## STATED TASK
Please, without the pictures, retype exactly the lines from the start of the material through the line that holds "(right) at (1335,240)".
>> START
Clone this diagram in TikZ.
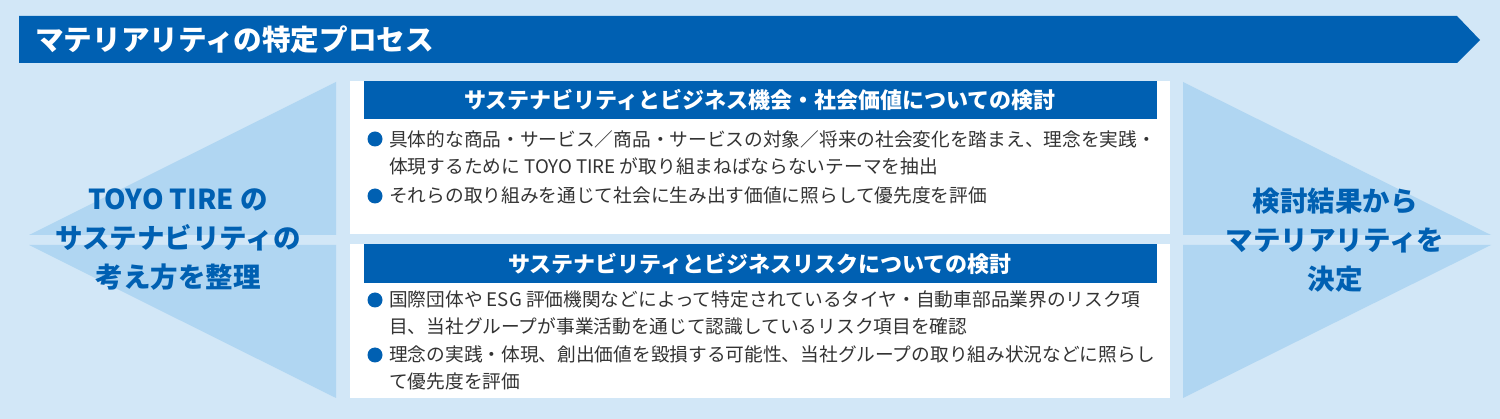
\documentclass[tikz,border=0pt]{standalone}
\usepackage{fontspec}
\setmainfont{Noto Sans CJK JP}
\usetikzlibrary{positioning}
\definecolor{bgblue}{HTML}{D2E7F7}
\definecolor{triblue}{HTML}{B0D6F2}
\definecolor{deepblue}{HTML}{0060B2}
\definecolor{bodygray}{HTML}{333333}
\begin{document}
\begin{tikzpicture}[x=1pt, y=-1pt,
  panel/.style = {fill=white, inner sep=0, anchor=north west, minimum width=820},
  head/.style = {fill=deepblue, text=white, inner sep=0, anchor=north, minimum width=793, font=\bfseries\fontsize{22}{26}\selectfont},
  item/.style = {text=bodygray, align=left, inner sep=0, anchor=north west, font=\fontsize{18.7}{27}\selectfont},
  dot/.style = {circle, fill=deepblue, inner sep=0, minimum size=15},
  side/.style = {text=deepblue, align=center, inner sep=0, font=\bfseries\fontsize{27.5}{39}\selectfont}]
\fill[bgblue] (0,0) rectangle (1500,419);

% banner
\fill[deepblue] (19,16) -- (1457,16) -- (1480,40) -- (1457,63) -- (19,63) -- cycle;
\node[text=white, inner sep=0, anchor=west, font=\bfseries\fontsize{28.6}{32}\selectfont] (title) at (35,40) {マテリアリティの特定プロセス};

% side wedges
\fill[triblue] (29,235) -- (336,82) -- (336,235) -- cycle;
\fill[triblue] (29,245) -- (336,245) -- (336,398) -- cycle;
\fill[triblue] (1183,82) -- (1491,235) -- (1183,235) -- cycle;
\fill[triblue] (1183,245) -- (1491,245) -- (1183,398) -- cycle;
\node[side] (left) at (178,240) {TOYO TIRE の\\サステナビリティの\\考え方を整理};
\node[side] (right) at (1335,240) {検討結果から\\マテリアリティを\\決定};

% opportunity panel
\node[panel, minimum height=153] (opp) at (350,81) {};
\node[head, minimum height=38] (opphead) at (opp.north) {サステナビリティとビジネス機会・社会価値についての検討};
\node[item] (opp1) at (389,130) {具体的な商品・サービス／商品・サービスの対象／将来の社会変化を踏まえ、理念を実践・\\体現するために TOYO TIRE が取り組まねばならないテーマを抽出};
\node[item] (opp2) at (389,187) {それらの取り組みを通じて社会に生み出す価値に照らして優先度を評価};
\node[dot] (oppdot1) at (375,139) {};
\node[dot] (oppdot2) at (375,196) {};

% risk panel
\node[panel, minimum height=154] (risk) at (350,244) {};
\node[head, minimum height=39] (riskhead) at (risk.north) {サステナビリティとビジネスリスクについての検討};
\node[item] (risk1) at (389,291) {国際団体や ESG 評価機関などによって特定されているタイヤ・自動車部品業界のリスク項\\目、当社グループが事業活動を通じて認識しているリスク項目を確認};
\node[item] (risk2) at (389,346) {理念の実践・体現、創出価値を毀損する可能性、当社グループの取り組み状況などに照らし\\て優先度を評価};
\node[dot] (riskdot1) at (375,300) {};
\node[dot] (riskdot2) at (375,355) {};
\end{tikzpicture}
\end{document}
>> END
## THE RESPONSE
Clone this diagram in TikZ.
\documentclass[tikz,border=0pt]{standalone}
\usepackage{fontspec}
\setmainfont{Noto Sans CJK JP}
\usetikzlibrary{positioning}
\definecolor{bgblue}{HTML}{D2E7F7}
\definecolor{triblue}{HTML}{B0D6F2}
\definecolor{deepblue}{HTML}{0060B2}
\definecolor{bodygray}{HTML}{333333}
\begin{document}
\begin{tikzpicture}[x=1pt, y=-1pt,
  panel/.style = {fill=white, inner sep=0, anchor=north west, minimum width=820},
  head/.style = {fill=deepblue, text=white, inner sep=0, anchor=north, minimum width=793, font=\bfseries\fontsize{22}{26}\selectfont},
  item/.style = {text=bodygray, align=left, inner sep=0, anchor=north west, font=\fontsize{18.7}{27}\selectfont},
  dot/.style = {circle, fill=deepblue, inner sep=0, minimum size=15},
  side/.style = {text=deepblue, align=center, inner sep=0, font=\bfseries\fontsize{27.5}{39}\selectfont}]
\fill[bgblue] (0,0) rectangle (1500,419);

% banner
\fill[deepblue] (19,16) -- (1457,16) -- (1480,40) -- (1457,63) -- (19,63) -- cycle;
\node[text=white, inner sep=0, anchor=west, font=\bfseries\fontsize{28.6}{32}\selectfont] (title) at (35,40) {マテリアリティの特定プロセス};

% side wedges
\fill[triblue] (29,235) -- (336,82) -- (336,235) -- cycle;
\fill[triblue] (29,245) -- (336,245) -- (336,398) -- cycle;
\fill[triblue] (1183,82) -- (1491,235) -- (1183,235) -- cycle;
\fill[triblue] (1183,245) -- (1491,245) -- (1183,398) -- cycle;
\node[side] (left) at (178,240) {TOYO TIRE の\\サステナビリティの\\考え方を整理};
\node[side] (right) at (1335,240) {検討結果から\\マテリアリティを\\決定};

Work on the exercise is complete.